Answer to Question #202921 in Astronomy | Astrophysics for Prachi

Question #202921

Explain the concept of degeneracy pressure. What role does it play in the evolution of a star after its death?


1
Expert's answer
2021-06-07T17:19:30-0400

According to www.dictionary.com, the degeneracy pressure is exerted by dense material consisting of fermions. Pauli exclusion principle states that no two fermions can be in the same quantum state, so when a large amount of fermions is situated in a small space, their momentum differs a lot, and a higher fraction of fermions with large momenta exert the pressure.

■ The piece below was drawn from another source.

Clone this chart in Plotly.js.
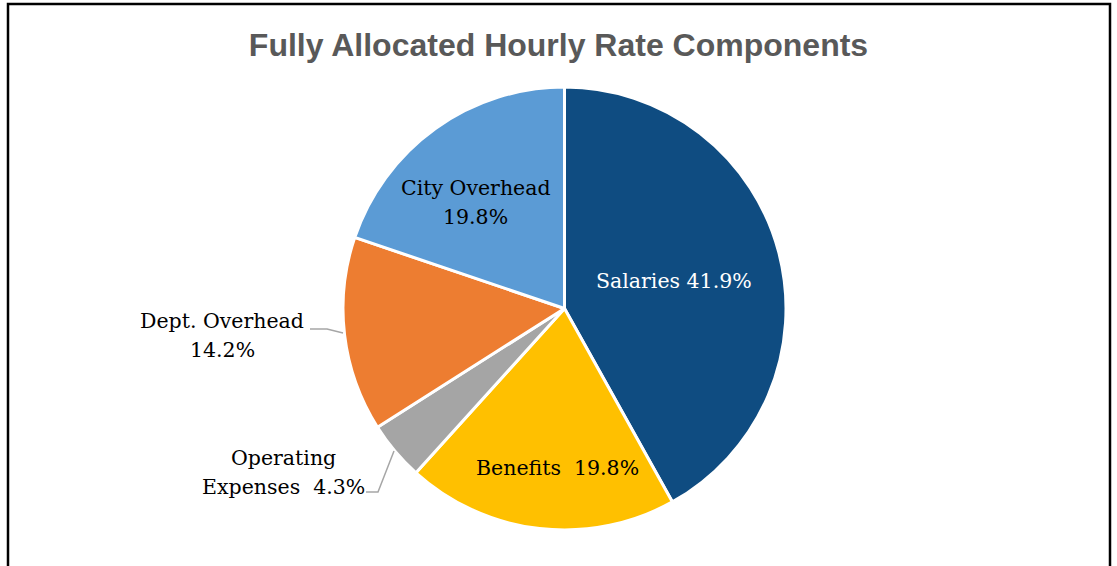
<!DOCTYPE html>
<html><head><meta charset="utf-8">
<script src="https://cdn.plot.ly/plotly-3.0.1.min.js"></script>
<style>html,body{margin:0;padding:0;background:#fff}#chart{width:1117px;height:566px}</style>
</head><body><div id="chart"></div>
<script>
const categories = ["Salaries", "Benefits", "Operating Expenses", "Dept. Overhead", "City Overhead"];
const values = [41.9, 19.8, 4.3, 14.2, 19.8];
const colors = ["#0F4C81", "#FFC000", "#A5A5A5", "#ED7D31", "#5B9BD5"];
const labelTexts = ["Salaries 41.9%", "Benefits  19.8%", "Operating<br>Expenses  4.3%", "Dept. Overhead<br>14.2%", "City Overhead<br>19.8%"];
const labelColors = ["#FFFFFF", "#000000", "#000000", "#000000", "#000000"];

const W = 1117, H = 566;
const px = x => x / W, py = y => 1 - y / H;
const labelPos = [[674, 281], [557, 468], [283, 472], [222, 335.5], [476, 202.5]];
const lineGap = 29;

const annotations = [];
categories.forEach((c, i) => {
  const lines = labelTexts[i].split('<br>');
  lines.forEach((ln, k) => {
    const yc = labelPos[i][1] + (k - (lines.length - 1) / 2) * lineGap;
    annotations.push({
      xref: 'paper', yref: 'paper', x: px(labelPos[i][0]), y: py(yc),
      text: ln, showarrow: false, xanchor: 'center', yanchor: 'middle',
      font: {family: 'DejaVu Serif, serif', size: 20.5, color: labelColors[i]}, align: 'center'
    });
  });
});

const leader = (pts) => ({
  type: 'path', xref: 'paper', yref: 'paper',
  path: pts.map((p, k) => (k ? 'L' : 'M') + px(p[0]) + ',' + py(p[1])).join(' '),
  line: {color: '#A6A6A6', width: 1.5}
});

const data = [{
  type: 'pie', labels: categories, values: values, sort: false, direction: 'clockwise', rotation: 0,
  marker: {colors: colors, line: {color: '#FFFFFF', width: 3}},
  textinfo: 'none', hoverinfo: 'label+percent', showlegend: false,
  domain: {x: [343 / W, 786 / W], y: [1 - 530 / H, 1 - 87 / H]}
}];

const layout = {
  width: W, height: H, margin: {l: 0, r: 0, t: 0, b: 0},
  paper_bgcolor: '#FFFFFF', plot_bgcolor: '#FFFFFF',
  title: {text: '<b>Fully Allocated Hourly Rate Components</b>', x: 0.5, xanchor: 'center', y: py(45), yanchor: 'middle',
    font: {family: 'Liberation Sans, Arial, sans-serif', size: 32, color: '#595959'}},
  annotations: annotations,
  shapes: [
    {type: 'rect', xref: 'paper', yref: 'paper', x0: px(8), x1: px(1110), y0: -0.2, y1: py(4), line: {color: '#000000', width: 2.5}},
    leader([[310, 329], [327, 329], [343, 333]]),
    leader([[366, 492], [378, 492], [394, 451]])
  ]
};

Plotly.newPlot('chart', data, layout, {displayModeBar: false, staticPlot: true});
</script></body></html>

According to quantummechanics.ucsd.edu, the pressure exerted by fermions prevents cooling stars from collapse. White dwarfs are held up by electrons and neutron stars are held up by neutrons. When the white dwarf exhausts its nuclear fuel, it begins to cool and to shrink, and its radius decreases and eventually is stopped because pressure from the electrons grows faster than the pressure of gravity.

In neutron stars after the absorption of the electrons into the nuclei the collapse is stopped when the pressure of neutrons stops balances the pressure of gravity.

Therefore, the degeneracy pressure is important because it prevents the stars with small and moderate masses from collapse to a extremely dense object such as a black hole.